Hobgoblins and Data Stores

4 minute read

“A foolish consistency is the hobgoblin of little minds, adored by little statesmen and philosophers and divines." - Emerson

Continuing with my ideas from the other day, I wanted to move from the abstract to the more concrete, which is to say that I wanted to talk about what such a system would look like.

To begin with, let's assume that this system is a fairly large-scale distributed system, so that, were we to design it the way such things are typically designed these days, we would probably have some sort of cache between our business logic and the data layer (say, Redis or Memcached). The back-end data model is probably normalized and very relational, but since we're having to cache the data for the business layer, the data is mostly accessed via a key which is derived from the primary indexes of the table(s) being used. In other words, from the point of view of the business layer, the data layer is just a key/value store.

This becomes even more true if the data becomes large enough to require sharding the database.

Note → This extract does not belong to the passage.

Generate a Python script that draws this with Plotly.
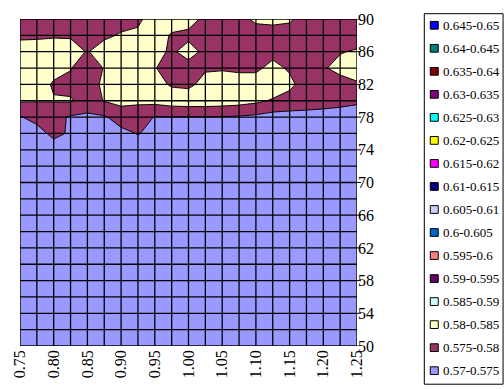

Now, to find the proper data store/cache for the data, you take the key you use for the cache, hash it, and then use some algorithm to take you from the hash to the actual data store.

So now we have the business layer dealing with the data in terms of key/value pairs, talking directly only with the cache in most cases (except the case of a cache miss, which you want to be rare and handled transparently anyway), but we're still having to send the data to our relational database, paying the network and transactional cost so that we have a "system of record" (and, of course, can do our reports).

Nonsense and Non-sensibility

This doesn't really make much sense to me, especially when part of the cost of this "system of record" is strong coupling within the system.

Let's think instead about where we want to get to, from a scalability perspective. Ultimately, what we want, I think, is a system that has been componentized at the architectural level - where our component is an instance of our front-end/business/data layer, and we scale by adding new instances of these. Further, we stop worrying about the whole thing being consistent, and instead accept that it may be eventually consistent instead.

To do this, we'd need to decouple our persistent data store from each of those instances, so that each instance's data layer can read/write/update the underlying data without being coupled to it.

So, let's try this: a persistent data store of some sort linked to the instance's data layer via a pub/sub framework of some sort. Each instance receives updates about the data from the framework, and in turn updates the data store via the framework. We would need to guarantee eventual delivery via the framework, but it wouldn't be synchronous, and, in cases of network fragmentation, might not arrive for quite a while.

Each instance would use the cache key as the subscription topic, and, once they subscribed, would receive all updates from all components posted to the topic, so that, for instance, if another instance updated the data they would get that message directly, rather than having to access the persistent data store to get it.

There's only one rub: how do we bootstrap such a system? How do we seed the initial data in the pub/sub framework on startup? We probably don't want something publishing every "row" of our persistent store on startup, for instance, so how do we manage getting the initial data out.

What we need is the ability for some component to be able to detect when someone first subscribes to a new topic, and then populate that topic with the data from the persistent store when that happens.

Kafka

One way to do this is to use something like Apache Kafka. I won't give a thorough description of how it works, but, basically, it uses Zookeeper to manage the subscriptions, which means that you can ask Zookeeper to let you know when a new topic is created.

So now, we have our persistent data store (which can be, really, anything) fronted by a component whose whole job is to listen for new topics and publish the corresponding initial data. Each instance's data layer simply subscribes to the proper topic when a new request from the business layer comes in, and updates its cache of the current state of the data from the updates on the topic, as well as publishing any changes it makes to the data. As instances come online, they bootstrap from the system so that loss of any individual instance isn't catastrophic.

This architecture becomes very interesting, because it demotes the persistent data store from being the be-all and end-all of the system to being just another component. Because it's just another component, just another client of the pub/sub framework, things become much more flexible. Now, it can be multiple data stores, not just one. They can be replicated, or sharded, or whatever you want. Since the data layers of our application are decoupled from them, changing it no longer means changing the application.

Even better, it means that the persistent data store can be changed while the system is running. You want to shard an existing database? Bring up a new instance of the database, but have the data publisher front end only listen for certain keys. Let it populate itself from the pub/sub network, and then change the data publisher on the original store to exclude those keys. Voila! You're sharded!